At institutions like mine, that “form we recognize” typically has multiple degrees, usually from the Ivy League, and a background steeped in research or experience at the institutional hub of an issue area. Sometimes we’re lucky and get a bit of lived experience to go along with those degrees, but that’s rare. I am certainly a testament to these trends, even if my skin color and gender diversify our demographics.
These limited ways of assessing achievement led philanthropy to underinvest in the organizers, leaders, and knowledge needed to meet the nation’s moment of racial reckoning. In the face of a people-led movement, philanthropic institutions were woefully ill equipped. By this point, I was, too. I sat in my apartment, looking at facilitation plans for “equitable learning,” and felt like an idiot. Enough was enough. I couldn’t separate my Blackness from my responsibilities as a grant maker. I needed to tell my truth.
And so, I started talking. I cried, too. And surprisingly, people at Hewlett started listening. Those people included Larry Kramer, our president. He heard me, as fearful and enraged as I was. Then he invited me to stand in that fear and do something about it.
Specifically, I was asked to design a grant-making process with two of my mentors that focused on Black lives. We decided on a collaborative approach that included all Hewlett staff but concentrated the foundation’s Black voices. To take the burden off organizations that would receive funds, we also streamlined grant procedures, removing reporting and applications requirements. All grants would go to general operations.
To establish a common framework for making grants and to help staff think differently about the types of organizations we should fund, we began the process with a learning session based on the principles of Ibram Kendi’s book How to Be an Antiracist. All employees were invited to participate, ranging from facilities and tech staff to program officers and the foundation’s leaders. More than 80 staff, out of about 125 employees, participated in the Zoom session, and many more later watched a video recording.
Interested staff were then asked to research and nominate antiracist organizations as potential grant recipients. Everyone who attended the learning session, no matter where they fell in the foundation’s pecking order, was allowed to nominate one potential grantee. Opening up this process to our entire staff broadened our nominee pool. We received more than 40 nominations for organizations working across a dozen issue areas. Of the final 15 awardees, only two were current grantees.
Enlisting Black Staff Members for Counsel
To put Black voices at the center of our work, these nominations were then handed to our volunteer advisory council of Black Hewlett staff. Our role was far more robust than most advisory councils, which typically offer feedback and ask questions about programs or strategy. By contrast, we were charged with establishing grant-making criteria and making final decisions on which organizations would receive funds.
In our first advisory council meeting, we discussed the values we felt should inform our decision making.

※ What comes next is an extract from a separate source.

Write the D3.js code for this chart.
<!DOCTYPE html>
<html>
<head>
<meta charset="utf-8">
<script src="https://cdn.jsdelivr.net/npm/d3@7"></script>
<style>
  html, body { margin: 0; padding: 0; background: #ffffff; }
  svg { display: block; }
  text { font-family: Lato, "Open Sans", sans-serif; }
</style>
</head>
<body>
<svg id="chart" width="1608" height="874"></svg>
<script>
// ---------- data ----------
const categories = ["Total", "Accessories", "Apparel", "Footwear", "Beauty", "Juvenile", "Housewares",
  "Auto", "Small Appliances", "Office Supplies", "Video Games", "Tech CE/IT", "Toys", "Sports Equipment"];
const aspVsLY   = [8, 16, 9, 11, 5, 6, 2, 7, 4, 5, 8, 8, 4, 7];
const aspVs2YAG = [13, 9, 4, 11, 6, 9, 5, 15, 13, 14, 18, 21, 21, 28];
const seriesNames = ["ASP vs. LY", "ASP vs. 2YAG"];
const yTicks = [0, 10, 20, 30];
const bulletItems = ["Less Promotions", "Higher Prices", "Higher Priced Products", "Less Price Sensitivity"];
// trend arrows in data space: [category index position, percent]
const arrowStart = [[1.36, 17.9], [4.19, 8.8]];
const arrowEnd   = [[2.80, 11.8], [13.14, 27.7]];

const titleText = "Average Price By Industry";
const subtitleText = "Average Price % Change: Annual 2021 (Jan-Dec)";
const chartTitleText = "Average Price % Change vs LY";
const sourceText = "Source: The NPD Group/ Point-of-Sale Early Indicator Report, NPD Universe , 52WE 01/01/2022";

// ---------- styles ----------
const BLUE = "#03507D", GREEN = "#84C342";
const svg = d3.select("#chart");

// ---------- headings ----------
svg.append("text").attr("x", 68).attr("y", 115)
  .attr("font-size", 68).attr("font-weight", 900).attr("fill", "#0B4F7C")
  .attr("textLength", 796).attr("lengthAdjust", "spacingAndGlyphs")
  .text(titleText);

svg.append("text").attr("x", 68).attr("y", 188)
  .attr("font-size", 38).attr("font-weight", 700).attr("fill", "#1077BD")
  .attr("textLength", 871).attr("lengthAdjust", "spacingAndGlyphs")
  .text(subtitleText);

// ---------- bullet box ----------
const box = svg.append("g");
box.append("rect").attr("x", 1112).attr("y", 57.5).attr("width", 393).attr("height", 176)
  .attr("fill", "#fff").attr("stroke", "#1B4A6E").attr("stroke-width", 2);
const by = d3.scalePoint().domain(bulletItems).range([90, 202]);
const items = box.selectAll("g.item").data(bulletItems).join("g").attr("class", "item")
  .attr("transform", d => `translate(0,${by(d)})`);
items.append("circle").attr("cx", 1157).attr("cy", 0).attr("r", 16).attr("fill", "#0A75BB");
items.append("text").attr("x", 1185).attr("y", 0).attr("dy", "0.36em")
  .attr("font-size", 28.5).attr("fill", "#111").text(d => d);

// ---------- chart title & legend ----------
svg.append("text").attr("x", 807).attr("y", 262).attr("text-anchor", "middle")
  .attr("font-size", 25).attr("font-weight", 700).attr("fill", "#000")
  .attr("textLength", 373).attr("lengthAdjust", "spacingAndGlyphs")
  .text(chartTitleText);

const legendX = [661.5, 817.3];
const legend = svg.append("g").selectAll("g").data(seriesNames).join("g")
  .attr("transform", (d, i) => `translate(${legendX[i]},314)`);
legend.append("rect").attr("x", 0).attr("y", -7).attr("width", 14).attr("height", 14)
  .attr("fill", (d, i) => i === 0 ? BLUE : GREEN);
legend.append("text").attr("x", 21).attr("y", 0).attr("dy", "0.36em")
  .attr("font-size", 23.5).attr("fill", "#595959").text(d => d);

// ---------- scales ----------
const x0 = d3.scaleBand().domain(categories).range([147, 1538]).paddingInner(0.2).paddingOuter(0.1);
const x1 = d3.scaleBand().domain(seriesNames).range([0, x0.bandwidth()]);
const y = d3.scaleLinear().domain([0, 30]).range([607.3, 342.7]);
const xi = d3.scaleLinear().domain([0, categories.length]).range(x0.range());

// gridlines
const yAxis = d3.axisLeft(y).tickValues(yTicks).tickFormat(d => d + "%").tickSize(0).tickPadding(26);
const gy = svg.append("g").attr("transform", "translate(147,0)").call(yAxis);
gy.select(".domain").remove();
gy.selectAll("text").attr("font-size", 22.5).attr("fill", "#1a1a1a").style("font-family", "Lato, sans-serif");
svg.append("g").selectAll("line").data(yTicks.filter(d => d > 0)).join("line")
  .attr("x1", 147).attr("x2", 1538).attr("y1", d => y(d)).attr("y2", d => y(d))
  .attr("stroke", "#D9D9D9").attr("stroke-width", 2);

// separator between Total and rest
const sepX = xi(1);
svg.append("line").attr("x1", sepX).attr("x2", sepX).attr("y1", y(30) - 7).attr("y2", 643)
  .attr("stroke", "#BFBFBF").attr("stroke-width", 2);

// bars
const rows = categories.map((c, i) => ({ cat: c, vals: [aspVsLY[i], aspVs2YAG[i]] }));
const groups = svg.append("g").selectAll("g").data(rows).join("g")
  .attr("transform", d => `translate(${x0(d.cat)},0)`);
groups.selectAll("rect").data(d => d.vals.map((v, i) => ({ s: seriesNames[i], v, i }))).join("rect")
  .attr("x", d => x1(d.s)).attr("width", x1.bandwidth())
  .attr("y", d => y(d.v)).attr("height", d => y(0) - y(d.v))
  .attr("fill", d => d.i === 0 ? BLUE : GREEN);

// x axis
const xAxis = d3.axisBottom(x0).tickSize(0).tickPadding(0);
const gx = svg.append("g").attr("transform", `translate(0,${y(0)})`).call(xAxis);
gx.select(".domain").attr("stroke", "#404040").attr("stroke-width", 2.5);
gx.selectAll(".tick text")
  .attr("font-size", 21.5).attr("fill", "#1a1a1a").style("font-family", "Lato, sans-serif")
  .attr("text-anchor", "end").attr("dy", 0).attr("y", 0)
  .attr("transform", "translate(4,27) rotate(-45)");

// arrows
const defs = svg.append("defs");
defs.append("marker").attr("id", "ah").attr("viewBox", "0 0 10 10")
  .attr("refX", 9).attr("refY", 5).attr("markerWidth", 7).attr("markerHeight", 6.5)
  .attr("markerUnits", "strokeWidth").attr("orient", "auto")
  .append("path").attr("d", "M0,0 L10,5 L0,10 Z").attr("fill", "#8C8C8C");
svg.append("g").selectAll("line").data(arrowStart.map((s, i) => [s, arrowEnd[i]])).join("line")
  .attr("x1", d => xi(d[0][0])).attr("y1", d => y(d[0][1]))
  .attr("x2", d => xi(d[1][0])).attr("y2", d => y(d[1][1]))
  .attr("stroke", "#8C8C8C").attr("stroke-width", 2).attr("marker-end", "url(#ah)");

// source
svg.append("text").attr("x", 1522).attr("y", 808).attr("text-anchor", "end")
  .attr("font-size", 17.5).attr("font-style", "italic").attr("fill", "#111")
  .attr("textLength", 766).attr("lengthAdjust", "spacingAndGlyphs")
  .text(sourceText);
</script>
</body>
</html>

Many of those values echoed the foundation’s guiding principles, but we also embraced values that resonated with our experiences as Black people. For example, we decided to embrace conflict — and its resolution — as a valuable aspect of decision making. For the Black women in the group who were all too familiar with “tone policing” from colleagues, this felt like an important value to name upfront. Sitting in a Zoom room with my Black colleagues, discussing such topics and how they should influence our grant making, felt conspiratorial — until it felt liberating.

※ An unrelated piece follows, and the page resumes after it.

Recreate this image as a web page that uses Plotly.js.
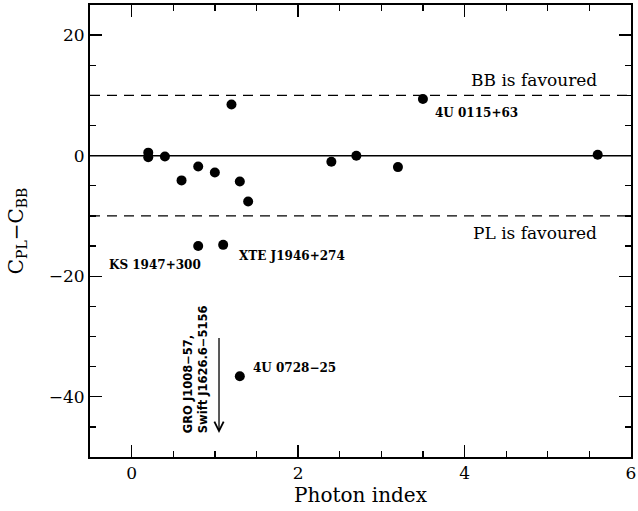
<!DOCTYPE html>
<html>
<head>
<meta charset="utf-8">
<script src="https://cdn.plot.ly/plotly-3.0.1.min.js"></script>
<style>html,body{margin:0;padding:0;background:#fff;}#chart{width:638px;height:511px;}</style>
</head>
<body>
<div id="chart"></div>
<script>
// Photon index vs C_PL - C_BB
const photonIndex = [0.2, 0.2, 0.4, 0.6, 0.8, 1.0, 1.2, 1.3, 1.4, 2.4, 2.7, 3.2, 3.5, 5.6, 0.8, 1.1, 1.3];
const deltaC      = [0.5, -0.25, -0.15, -4.1, -1.8, -2.8, 8.5, -4.3, -7.6, -1.0, 0.0, -1.9, 9.4, 0.15, -15.0, -14.8, -36.6];

const refLevels = [0, 10, -10];
const refDash   = ['solid', '10px,7px', '10px,7px'];

// labels: [text, x, y]
const labelText = ['4U 0115+63', 'KS 1947+300', 'XTE J1946+274', '4U 0728\u221225'];
const labelX    = [3.62, -0.30, 1.27, 1.43];
const labelY    = [7.1, -18.2, -16.7, -35.3];

const regionText = ['BB is favoured', 'PL is favoured'];
const regionX    = [5.62, 5.61];
const regionY    = [12.5, -12.8];

// upper-limit arrow
const arrowX = 1.05, arrowFrom = -30, arrowTo = -46;
const limitText = 'GRO J1008\u221257,<br>Swift J1626.6\u22125156';
const limitX = 0.76, limitY = -46.4;

const serif = 'DejaVu Serif';

const trace = {
  x: photonIndex, y: deltaC, mode: 'markers', type: 'scatter',
  marker: {color: '#000', size: 10},
  hoverinfo: 'skip', showlegend: false
};

const shapes = refLevels.map((v, i) => ({
  type: 'line', xref: 'paper', yref: 'y', x0: 0, x1: 1, y0: v, y1: v,
  line: {color: '#000', width: i === 0 ? 1.5 : 1.3, dash: refDash[i]}
}));

const annotations = [];
labelText.forEach((t, i) => annotations.push({
  x: labelX[i], y: labelY[i], text: t, showarrow: false,
  xanchor: 'left', yanchor: 'middle',
  font: {family: serif, size: 12, color: '#000', weight: 'bold'}
}));
regionText.forEach((t, i) => annotations.push({
  x: regionX[i], y: regionY[i], text: t, showarrow: false,
  xanchor: 'right', yanchor: 'middle',
  font: {family: serif, size: 17, color: '#000'}
}));
annotations.push({
  x: arrowX, y: arrowTo, ax: arrowX, ay: arrowFrom, axref: 'x', ayref: 'y',
  xref: 'x', yref: 'y', text: '', showarrow: true,
  arrowhead: 5, arrowsize: 1.4, arrowwidth: 1.3, arrowcolor: '#000', standoff: 0
});
annotations.push({
  x: limitX, y: limitY, text: limitText, showarrow: false, textangle: -90,
  xanchor: 'center', yanchor: 'bottom', align: 'left',
  font: {family: 'DejaVu Sans', size: 11.5, color: '#000', weight: 'bold'}
});

const axisCommon = {
  showgrid: false, zeroline: false, showline: true, linecolor: '#000', linewidth: 2,
  mirror: 'ticks', ticks: 'inside', ticklen: 12, tickwidth: 1.3, tickcolor: '#000',
  tickfont: {family: serif, size: 17, color: '#000'}
};

const layout = {
  width: 638, height: 511,
  margin: {l: 90, r: 7, t: 5, b: 54},
  paper_bgcolor: '#fff', plot_bgcolor: '#fff',
  showlegend: false,
  xaxis: Object.assign({}, axisCommon, {
    range: [-0.5, 6], tick0: 0, dtick: 2,
    minor: {dtick: 0.5, ticks: 'inside', ticklen: 6, tickwidth: 1.3, tickcolor: '#000'},
    title: {text: 'Photon index', font: {family: serif, size: 20, color: '#000'}, standoff: 5}
  }),
  yaxis: Object.assign({}, axisCommon, {
    range: [-50, 25], tick0: 0, dtick: 20,
    minor: {dtick: 5, ticks: 'inside', ticklen: 6, tickwidth: 1.3, tickcolor: '#000'},
    title: {text: 'C<sub>PL</sub>\u2212C<sub>BB</sub>', font: {family: serif, size: 20, color: '#000'}, standoff: 20}
  }),
  shapes: shapes,
  annotations: annotations
};

Plotly.newPlot('chart', [trace], layout, {staticPlot: true, displayModeBar: false});
</script>
</body>
</html>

Once we’d articulated values to guide our choices, we moved quickly and democratically. We built a rubric based on outcomes-focused philanthropy, antiracist literature, and our lived experiences. Our scoring system valued organizations with clear antiracist strategies and strong connections to the communities they served. These funds were not meant for the organizations Hewlett typically supports — the think tanks and universities that do great antiracist work but don’t connect directly to struggling individuals and families.
As a diverse group of Black people, we also allowed our different experiences of Blackness to play into our funding decisions. In a series of four meetings, we selected the final organizations, all of which work within Black communities, to address racial injustice and inequity in areas such as health, reproductive justice, and trans rights.
Everyone Has Something to Contribute
By the time these grants were completed, more than half of Hewlett’s staff had some level of input in the process. By acknowledging that everyone had something to contribute, we widened our nominee pool significantly and gained new insight. For instance, the foundation’s associate accountant, who previously was not involved in Hewlett’s grant making, brought critical perspective as the institution’s longest-serving Black employee and a lifelong resident of Oakland. Since many of us are not originally from the Bay Area, where Hewlett is headquartered, his input was invaluable when it came to deciding which local organizations to support.
The experience provided a vital lesson about the value of personal history in guiding philanthropic choices. What if we’d asked ourselves long ago why a formalized education or the title of program officer was the only way to effectively make funding decisions and evaluate a grantee’s work? To shift power in our country, philanthropy must make room at the decision-making table for those with the lived experience to recognize what this moment requires.
Last summer’s uprisings against systemic racism were led by all types of people, but those at the head of the pack were most often young and Black. To effectively support this movement, our existing measures of efficacy, knowledge, and leadership must change. Separating our grant decisions from our own experiences and abandoning our role as advocates diminish our ability to do the antiracist work our nation urgently needs.